| What needs to be done |
Return every line below as is, leaving out the pictures.

| Provided data |
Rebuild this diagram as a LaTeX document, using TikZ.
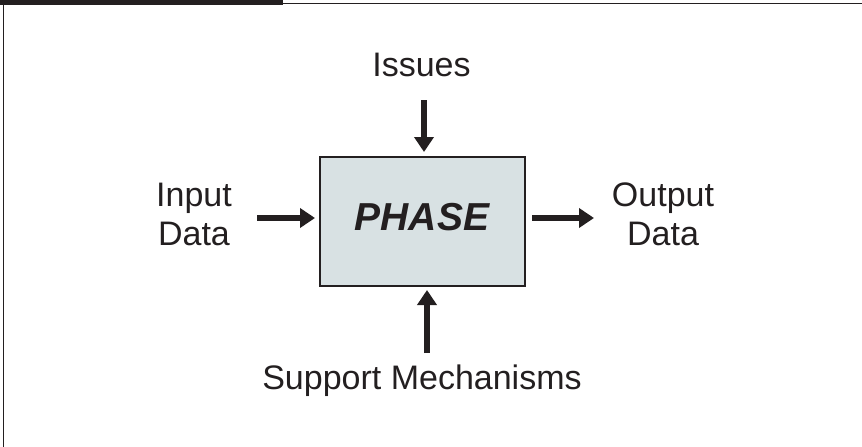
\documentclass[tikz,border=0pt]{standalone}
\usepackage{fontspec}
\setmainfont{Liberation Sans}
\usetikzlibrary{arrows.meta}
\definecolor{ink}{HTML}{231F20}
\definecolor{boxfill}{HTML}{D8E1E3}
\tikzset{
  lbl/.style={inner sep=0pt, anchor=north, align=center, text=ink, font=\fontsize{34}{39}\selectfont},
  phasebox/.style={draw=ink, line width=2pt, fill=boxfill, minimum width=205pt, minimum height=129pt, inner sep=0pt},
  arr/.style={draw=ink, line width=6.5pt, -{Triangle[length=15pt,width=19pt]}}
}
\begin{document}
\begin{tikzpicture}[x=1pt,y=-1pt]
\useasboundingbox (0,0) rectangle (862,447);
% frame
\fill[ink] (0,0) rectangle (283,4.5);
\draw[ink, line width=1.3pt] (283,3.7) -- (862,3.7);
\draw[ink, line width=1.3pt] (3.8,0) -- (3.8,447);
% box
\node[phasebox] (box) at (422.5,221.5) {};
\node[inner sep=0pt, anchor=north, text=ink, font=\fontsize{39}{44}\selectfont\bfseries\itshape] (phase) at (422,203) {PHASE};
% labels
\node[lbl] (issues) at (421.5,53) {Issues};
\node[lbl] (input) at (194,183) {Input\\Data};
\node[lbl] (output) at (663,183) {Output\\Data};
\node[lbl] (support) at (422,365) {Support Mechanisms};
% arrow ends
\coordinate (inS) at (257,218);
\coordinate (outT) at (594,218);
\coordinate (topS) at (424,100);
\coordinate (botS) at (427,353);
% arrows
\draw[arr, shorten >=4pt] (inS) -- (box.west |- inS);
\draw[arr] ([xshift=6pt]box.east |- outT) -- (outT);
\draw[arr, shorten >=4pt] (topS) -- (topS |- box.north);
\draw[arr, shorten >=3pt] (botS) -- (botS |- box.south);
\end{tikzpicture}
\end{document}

| Complete response |
Rebuild this diagram as a LaTeX document, using TikZ.
\documentclass[tikz,border=0pt]{standalone}
\usepackage{fontspec}
\setmainfont{Liberation Sans}
\usetikzlibrary{arrows.meta}
\definecolor{ink}{HTML}{231F20}
\definecolor{boxfill}{HTML}{D8E1E3}
\tikzset{
  lbl/.style={inner sep=0pt, anchor=north, align=center, text=ink, font=\fontsize{34}{39}\selectfont},
  phasebox/.style={draw=ink, line width=2pt, fill=boxfill, minimum width=205pt, minimum height=129pt, inner sep=0pt},
  arr/.style={draw=ink, line width=6.5pt, -{Triangle[length=15pt,width=19pt]}}
}
\begin{document}
\begin{tikzpicture}[x=1pt,y=-1pt]
\useasboundingbox (0,0) rectangle (862,447);
% frame
\fill[ink] (0,0) rectangle (283,4.5);
\draw[ink, line width=1.3pt] (283,3.7) -- (862,3.7);
\draw[ink, line width=1.3pt] (3.8,0) -- (3.8,447);
% box
\node[phasebox] (box) at (422.5,221.5) {};
\node[inner sep=0pt, anchor=north, text=ink, font=\fontsize{39}{44}\selectfont\bfseries\itshape] (phase) at (422,203) {PHASE};
% labels
\node[lbl] (issues) at (421.5,53) {Issues};
\node[lbl] (input) at (194,183) {Input\\Data};
\node[lbl] (output) at (663,183) {Output\\Data};
\node[lbl] (support) at (422,365) {Support Mechanisms};
% arrow ends
\coordinate (inS) at (257,218);
\coordinate (outT) at (594,218);
\coordinate (topS) at (424,100);
\coordinate (botS) at (427,353);
% arrows
\draw[arr, shorten >=4pt] (inS) -- (box.west |- inS);
\draw[arr] ([xshift=6pt]box.east |- outT) -- (outT);
\draw[arr, shorten >=4pt] (topS) -- (topS |- box.north);
\draw[arr, shorten >=3pt] (botS) -- (botS |- box.south);
\end{tikzpicture}
\end{document}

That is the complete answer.